Ripple Effect
Elisseou will continue to refine the framework and, with Puranam and Nandi, collect data on its effectiveness in the medical education and patient care settings. They will publish a description of their workshop this month in Medical Education as part of the journal’s series on innovation in medical education. The team also will present the data they’ve collected at internal medicine grand rounds at the Providence VA; run a webinar for the SAMHSA-HRSA Center for Integrated Health Services; and plan to publish their findings in a peer-reviewed academic journal in the near future.
Already, Nandi and Puranam have noticed a cultural shift at school. They say their peers regularly share observations of the impact that the new practices have on their interactions with patients. Ultimately they envision trauma-informed care becoming an integral part of medical education beyond a single lecture or workshop. Nandi hopes it will be “the lens through which the Doctoring curriculum looks.”

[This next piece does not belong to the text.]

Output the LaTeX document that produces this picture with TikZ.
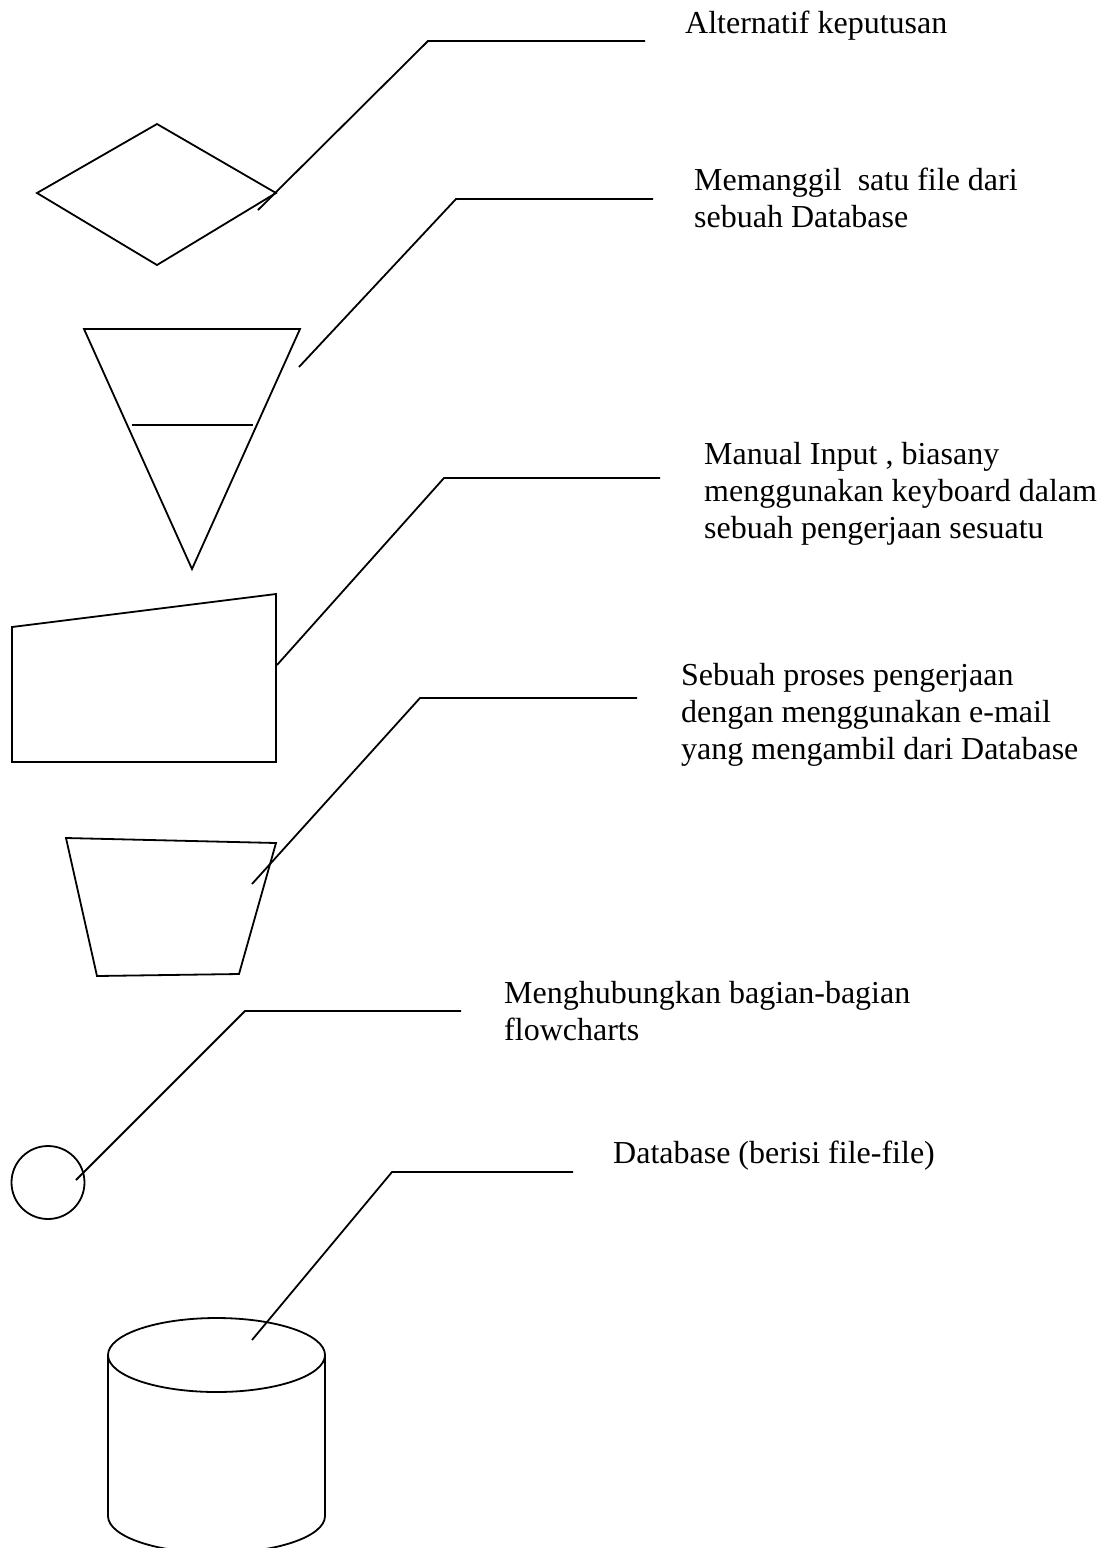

Elisseou echoes that hope, finding inspiration in a potential ripple effect across the medical field. “That’s what makes me wake up early and go to bed late working on this—knowing that this can have an impact on real patients,” she says. The development, refinement, and integration of the trauma-informed physical exam framework will achieve a much simpler mission, she adds. “As long as we approach our patients with love, the outcome will usually be OK,” Elisseou says. “My hope in teaching the trauma-informed physical exam is to promote skills that communicate compassion, to have an impact on the way our patients feel when they are with us—I want them to feel safe, to feel loved. The mission of my life is love.”